Objective:
Among the records below, find each line that includes the string "drawn" and copy it.

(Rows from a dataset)
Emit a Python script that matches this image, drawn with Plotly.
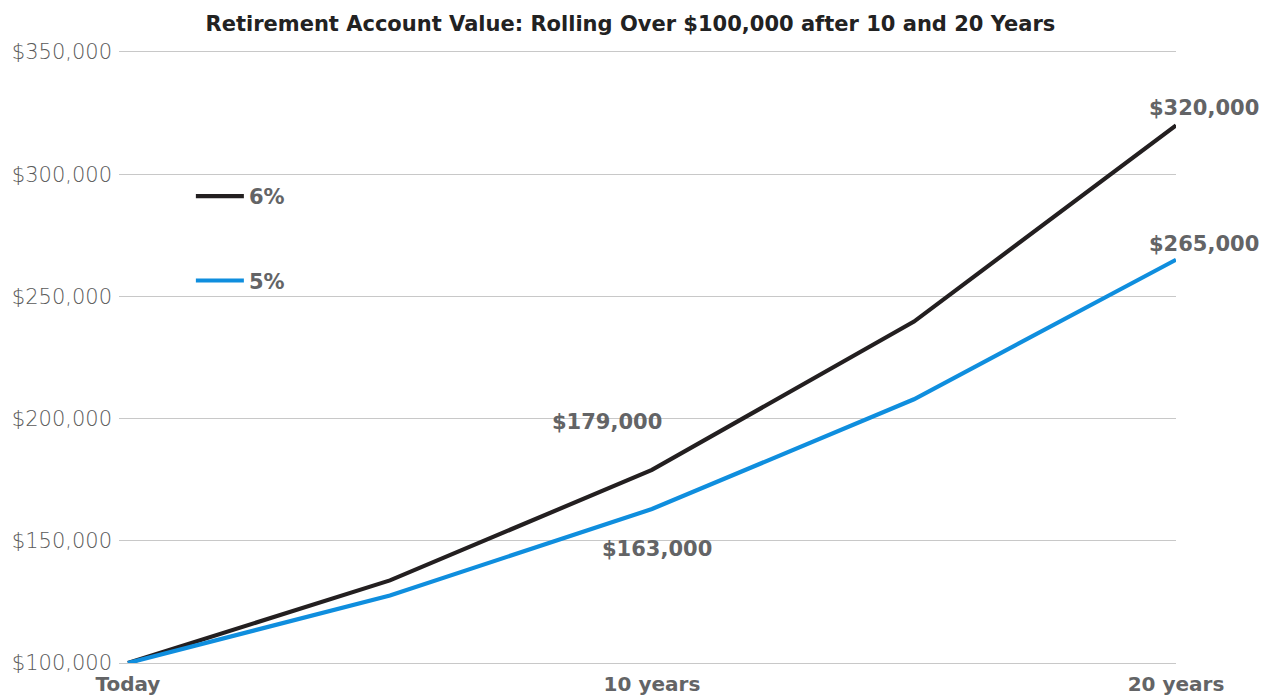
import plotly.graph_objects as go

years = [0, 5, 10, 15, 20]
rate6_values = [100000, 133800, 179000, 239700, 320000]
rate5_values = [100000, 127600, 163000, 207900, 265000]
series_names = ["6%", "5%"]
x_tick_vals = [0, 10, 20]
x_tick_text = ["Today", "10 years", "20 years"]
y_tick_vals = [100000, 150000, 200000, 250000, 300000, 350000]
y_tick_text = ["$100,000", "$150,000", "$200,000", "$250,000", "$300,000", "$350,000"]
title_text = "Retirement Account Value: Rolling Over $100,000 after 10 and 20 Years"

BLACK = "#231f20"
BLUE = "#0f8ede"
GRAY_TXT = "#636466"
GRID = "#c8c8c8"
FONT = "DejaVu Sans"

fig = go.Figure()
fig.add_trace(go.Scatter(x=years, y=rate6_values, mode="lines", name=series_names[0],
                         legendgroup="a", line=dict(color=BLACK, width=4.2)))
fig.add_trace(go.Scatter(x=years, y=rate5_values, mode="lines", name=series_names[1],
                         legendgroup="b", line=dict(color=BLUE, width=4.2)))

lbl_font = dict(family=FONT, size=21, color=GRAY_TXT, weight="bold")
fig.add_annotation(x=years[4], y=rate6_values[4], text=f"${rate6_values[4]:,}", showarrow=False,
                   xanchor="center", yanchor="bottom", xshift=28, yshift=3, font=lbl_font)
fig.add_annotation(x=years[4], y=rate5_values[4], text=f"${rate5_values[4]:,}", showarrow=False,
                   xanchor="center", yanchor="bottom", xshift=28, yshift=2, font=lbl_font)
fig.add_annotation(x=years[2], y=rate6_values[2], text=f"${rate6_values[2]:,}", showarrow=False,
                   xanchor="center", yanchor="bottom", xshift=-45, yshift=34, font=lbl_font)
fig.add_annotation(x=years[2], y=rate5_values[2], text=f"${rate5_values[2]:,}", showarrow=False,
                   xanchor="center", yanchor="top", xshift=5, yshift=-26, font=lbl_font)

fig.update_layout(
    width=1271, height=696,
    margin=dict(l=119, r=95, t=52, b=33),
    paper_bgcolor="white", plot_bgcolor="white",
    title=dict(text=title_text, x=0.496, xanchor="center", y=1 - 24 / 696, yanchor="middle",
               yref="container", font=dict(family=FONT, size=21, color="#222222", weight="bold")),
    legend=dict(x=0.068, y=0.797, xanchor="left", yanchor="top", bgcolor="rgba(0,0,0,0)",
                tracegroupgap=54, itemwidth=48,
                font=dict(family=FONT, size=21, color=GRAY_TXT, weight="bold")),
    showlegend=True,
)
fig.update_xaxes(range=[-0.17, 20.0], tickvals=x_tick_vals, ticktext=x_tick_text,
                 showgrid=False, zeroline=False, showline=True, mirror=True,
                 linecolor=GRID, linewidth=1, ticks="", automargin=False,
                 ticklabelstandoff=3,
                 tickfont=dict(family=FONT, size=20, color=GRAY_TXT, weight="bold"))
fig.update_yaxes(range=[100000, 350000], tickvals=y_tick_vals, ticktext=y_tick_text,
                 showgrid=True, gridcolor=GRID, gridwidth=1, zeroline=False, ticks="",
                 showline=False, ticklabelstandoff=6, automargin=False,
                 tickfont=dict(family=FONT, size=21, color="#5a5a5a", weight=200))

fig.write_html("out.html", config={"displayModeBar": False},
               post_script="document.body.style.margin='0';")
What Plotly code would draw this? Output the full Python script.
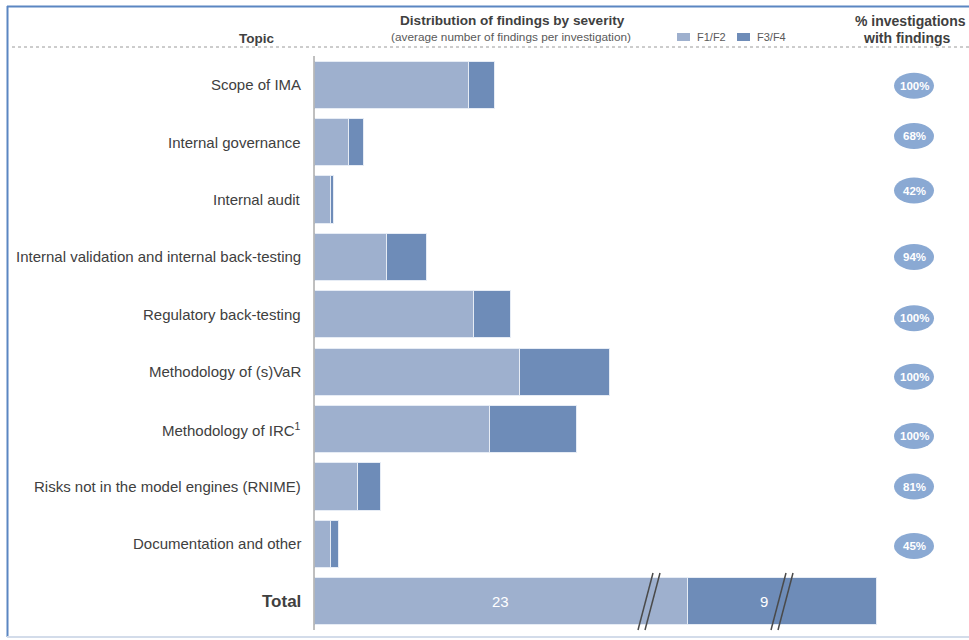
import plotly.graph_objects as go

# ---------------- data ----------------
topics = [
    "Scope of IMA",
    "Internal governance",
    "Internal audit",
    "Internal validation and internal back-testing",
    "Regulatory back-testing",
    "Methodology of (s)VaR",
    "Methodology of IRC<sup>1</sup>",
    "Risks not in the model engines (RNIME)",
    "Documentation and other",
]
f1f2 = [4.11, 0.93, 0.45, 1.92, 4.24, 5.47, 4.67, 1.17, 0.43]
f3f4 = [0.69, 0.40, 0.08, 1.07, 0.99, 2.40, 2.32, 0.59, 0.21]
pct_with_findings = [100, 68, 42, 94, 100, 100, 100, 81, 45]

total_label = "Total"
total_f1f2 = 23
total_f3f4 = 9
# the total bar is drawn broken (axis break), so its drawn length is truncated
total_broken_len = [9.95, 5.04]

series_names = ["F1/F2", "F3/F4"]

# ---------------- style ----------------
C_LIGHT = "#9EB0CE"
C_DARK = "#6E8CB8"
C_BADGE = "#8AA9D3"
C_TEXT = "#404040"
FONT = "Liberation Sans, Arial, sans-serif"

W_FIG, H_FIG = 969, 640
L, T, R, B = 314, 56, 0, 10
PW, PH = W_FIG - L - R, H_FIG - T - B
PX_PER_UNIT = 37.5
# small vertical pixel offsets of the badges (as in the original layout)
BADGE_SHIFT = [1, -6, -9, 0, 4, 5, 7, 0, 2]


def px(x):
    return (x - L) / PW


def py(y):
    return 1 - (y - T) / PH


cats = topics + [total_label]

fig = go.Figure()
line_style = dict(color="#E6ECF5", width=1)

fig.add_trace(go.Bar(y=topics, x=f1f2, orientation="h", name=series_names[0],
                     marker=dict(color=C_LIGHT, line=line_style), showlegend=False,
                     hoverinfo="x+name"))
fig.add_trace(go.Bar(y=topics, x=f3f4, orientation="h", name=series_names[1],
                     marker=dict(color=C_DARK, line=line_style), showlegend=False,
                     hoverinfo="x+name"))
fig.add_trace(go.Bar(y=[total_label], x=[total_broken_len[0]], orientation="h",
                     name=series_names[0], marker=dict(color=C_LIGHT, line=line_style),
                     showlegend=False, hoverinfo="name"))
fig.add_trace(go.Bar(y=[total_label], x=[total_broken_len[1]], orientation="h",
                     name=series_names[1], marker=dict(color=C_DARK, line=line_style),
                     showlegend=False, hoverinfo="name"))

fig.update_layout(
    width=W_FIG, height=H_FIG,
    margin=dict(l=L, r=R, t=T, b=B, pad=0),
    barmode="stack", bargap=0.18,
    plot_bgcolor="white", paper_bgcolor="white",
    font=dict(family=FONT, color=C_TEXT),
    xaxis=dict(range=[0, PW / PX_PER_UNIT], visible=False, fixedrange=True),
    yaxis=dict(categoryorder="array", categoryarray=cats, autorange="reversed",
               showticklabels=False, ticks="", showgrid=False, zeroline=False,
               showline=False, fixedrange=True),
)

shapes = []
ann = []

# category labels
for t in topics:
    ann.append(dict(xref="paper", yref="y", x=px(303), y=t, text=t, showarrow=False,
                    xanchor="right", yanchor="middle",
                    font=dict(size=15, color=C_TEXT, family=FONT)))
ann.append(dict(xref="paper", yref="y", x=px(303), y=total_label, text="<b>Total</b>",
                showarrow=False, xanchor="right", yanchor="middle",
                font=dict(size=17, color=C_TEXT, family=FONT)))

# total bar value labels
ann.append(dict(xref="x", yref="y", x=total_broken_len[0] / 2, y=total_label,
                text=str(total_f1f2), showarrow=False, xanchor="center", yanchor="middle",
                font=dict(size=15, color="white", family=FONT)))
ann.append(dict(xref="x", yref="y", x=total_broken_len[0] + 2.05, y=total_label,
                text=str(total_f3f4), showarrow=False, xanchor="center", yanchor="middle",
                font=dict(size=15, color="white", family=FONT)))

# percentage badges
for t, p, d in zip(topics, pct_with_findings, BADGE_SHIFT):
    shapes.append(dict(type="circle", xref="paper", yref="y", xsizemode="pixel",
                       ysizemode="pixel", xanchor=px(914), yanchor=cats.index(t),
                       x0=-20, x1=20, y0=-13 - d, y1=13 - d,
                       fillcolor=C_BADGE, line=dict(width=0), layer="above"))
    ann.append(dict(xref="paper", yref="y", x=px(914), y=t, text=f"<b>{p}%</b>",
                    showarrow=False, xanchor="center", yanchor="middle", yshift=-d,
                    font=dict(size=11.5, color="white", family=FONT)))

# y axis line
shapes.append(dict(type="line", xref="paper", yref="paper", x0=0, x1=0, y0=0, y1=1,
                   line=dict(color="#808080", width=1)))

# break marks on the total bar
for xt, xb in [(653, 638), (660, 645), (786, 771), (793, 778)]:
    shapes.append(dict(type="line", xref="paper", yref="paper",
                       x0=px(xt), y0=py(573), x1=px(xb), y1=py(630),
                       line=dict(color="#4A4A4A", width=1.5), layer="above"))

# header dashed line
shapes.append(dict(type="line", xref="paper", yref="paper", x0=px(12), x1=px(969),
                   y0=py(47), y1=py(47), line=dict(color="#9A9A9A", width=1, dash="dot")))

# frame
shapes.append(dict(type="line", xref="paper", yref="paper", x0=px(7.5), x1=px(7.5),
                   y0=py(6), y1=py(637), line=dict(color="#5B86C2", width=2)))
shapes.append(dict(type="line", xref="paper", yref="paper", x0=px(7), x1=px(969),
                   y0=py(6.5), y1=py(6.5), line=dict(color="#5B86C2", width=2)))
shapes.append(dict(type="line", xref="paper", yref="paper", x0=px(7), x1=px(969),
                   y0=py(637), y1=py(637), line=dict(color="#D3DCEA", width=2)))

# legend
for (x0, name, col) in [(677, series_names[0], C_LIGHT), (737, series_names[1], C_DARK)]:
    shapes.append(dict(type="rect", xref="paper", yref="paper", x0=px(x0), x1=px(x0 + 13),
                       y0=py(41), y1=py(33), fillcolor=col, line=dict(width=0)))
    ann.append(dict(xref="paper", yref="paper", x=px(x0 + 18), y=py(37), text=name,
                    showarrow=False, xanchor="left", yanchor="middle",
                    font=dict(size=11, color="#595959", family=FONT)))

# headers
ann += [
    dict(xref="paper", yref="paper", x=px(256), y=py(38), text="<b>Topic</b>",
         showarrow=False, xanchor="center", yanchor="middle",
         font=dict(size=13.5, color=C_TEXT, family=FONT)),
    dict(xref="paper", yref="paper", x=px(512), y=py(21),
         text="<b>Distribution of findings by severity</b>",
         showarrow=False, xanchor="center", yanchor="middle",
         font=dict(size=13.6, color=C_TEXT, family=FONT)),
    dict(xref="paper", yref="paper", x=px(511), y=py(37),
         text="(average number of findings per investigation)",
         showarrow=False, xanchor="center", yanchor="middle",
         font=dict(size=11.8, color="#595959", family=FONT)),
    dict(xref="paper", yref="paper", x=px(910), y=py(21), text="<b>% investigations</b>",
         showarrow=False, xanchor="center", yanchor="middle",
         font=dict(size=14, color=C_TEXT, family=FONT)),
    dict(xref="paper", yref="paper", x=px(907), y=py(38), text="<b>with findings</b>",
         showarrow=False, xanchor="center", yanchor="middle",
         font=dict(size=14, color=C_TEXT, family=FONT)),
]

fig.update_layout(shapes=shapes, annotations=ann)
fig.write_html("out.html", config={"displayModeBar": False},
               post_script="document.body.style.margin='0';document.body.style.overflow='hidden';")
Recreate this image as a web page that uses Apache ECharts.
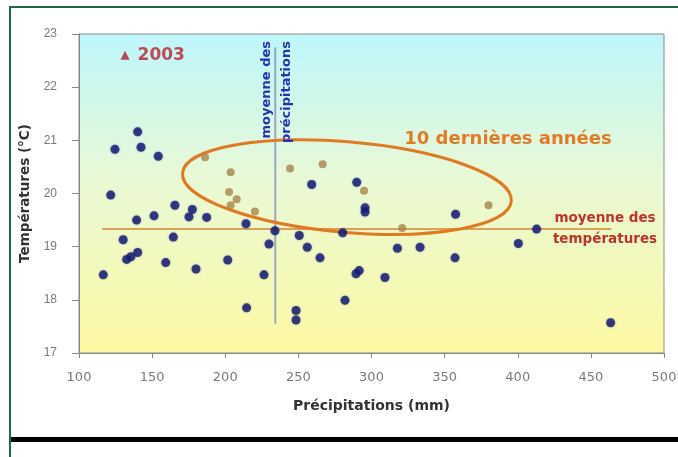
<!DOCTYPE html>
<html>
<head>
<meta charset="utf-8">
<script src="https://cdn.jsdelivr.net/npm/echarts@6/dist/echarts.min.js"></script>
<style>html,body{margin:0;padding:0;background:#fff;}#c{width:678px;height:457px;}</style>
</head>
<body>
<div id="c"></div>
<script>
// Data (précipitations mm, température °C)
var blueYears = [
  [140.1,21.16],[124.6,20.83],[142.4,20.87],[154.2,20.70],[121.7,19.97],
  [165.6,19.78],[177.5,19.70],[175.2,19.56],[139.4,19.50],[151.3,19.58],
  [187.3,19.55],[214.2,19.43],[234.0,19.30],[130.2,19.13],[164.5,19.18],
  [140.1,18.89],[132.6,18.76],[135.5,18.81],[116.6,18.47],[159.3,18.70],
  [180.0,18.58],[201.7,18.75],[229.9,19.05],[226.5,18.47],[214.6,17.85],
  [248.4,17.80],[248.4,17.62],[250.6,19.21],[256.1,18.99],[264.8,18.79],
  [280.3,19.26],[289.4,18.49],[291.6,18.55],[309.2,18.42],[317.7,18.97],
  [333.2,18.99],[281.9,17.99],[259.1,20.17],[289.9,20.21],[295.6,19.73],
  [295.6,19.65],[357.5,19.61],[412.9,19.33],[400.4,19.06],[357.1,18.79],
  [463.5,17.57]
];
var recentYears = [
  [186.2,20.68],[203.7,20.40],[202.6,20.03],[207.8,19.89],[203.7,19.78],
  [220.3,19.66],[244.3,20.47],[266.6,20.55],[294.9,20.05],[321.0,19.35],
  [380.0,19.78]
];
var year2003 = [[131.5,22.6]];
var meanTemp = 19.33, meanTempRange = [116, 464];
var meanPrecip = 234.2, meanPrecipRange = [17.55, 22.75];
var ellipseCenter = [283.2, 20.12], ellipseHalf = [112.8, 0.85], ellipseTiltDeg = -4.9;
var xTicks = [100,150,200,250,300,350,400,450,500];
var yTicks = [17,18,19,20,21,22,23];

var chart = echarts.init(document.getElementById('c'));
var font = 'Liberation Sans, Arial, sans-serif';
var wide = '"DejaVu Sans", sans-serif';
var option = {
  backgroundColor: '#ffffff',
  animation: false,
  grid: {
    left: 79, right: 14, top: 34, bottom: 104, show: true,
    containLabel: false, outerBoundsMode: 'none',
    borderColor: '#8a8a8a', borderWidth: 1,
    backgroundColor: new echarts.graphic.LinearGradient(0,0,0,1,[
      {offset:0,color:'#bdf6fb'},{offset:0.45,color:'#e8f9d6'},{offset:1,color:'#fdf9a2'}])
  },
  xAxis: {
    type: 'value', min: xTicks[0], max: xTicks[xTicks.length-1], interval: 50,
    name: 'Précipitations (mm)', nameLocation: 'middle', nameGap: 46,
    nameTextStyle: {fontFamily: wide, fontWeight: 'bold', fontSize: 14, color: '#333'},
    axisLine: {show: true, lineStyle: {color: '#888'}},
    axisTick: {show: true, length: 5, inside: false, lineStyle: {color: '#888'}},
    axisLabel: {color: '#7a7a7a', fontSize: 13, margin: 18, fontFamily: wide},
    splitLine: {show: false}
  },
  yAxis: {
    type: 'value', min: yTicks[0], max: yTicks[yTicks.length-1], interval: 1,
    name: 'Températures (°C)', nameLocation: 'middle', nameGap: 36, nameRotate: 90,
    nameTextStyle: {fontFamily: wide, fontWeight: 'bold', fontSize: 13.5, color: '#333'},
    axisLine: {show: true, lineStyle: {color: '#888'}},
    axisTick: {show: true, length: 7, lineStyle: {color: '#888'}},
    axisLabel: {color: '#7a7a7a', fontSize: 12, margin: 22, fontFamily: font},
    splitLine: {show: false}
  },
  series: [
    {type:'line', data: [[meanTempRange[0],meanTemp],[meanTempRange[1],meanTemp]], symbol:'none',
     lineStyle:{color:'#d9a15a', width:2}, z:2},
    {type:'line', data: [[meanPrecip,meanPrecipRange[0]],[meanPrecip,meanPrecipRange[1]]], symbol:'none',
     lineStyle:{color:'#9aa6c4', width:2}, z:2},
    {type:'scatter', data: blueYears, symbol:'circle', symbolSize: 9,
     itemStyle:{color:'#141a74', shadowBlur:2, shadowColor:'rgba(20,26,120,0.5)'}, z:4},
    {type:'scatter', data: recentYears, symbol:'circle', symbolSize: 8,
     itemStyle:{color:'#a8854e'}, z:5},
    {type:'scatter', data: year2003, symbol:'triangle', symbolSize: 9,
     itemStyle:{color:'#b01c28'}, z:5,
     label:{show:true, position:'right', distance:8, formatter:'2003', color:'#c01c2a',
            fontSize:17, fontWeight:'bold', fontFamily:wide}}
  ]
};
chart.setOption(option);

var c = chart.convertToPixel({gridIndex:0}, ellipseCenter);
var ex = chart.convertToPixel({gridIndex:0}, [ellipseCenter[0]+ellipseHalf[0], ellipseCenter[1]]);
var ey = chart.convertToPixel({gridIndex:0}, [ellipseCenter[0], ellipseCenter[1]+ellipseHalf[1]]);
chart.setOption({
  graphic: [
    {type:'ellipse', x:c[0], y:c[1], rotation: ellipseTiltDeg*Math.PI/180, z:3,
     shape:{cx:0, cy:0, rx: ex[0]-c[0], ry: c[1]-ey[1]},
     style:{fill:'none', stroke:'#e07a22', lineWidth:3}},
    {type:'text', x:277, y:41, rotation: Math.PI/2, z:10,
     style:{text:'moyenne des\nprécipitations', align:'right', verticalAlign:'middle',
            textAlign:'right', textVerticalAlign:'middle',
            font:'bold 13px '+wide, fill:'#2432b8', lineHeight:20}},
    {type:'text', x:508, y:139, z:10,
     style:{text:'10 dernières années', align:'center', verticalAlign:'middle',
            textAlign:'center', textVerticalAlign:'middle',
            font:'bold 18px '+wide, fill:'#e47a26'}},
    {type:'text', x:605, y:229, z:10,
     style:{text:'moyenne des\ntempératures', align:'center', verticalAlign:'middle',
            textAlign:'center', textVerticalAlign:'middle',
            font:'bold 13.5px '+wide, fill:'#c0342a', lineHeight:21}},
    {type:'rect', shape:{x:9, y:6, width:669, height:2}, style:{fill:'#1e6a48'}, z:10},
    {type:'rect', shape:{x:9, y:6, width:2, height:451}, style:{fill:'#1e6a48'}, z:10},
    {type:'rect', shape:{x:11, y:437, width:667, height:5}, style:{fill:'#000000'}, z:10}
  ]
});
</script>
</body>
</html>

Answer in full:
Emit a Python script that matches this image, drawn with Plotly.
# the total bar is drawn broken (axis break), so its drawn length is truncated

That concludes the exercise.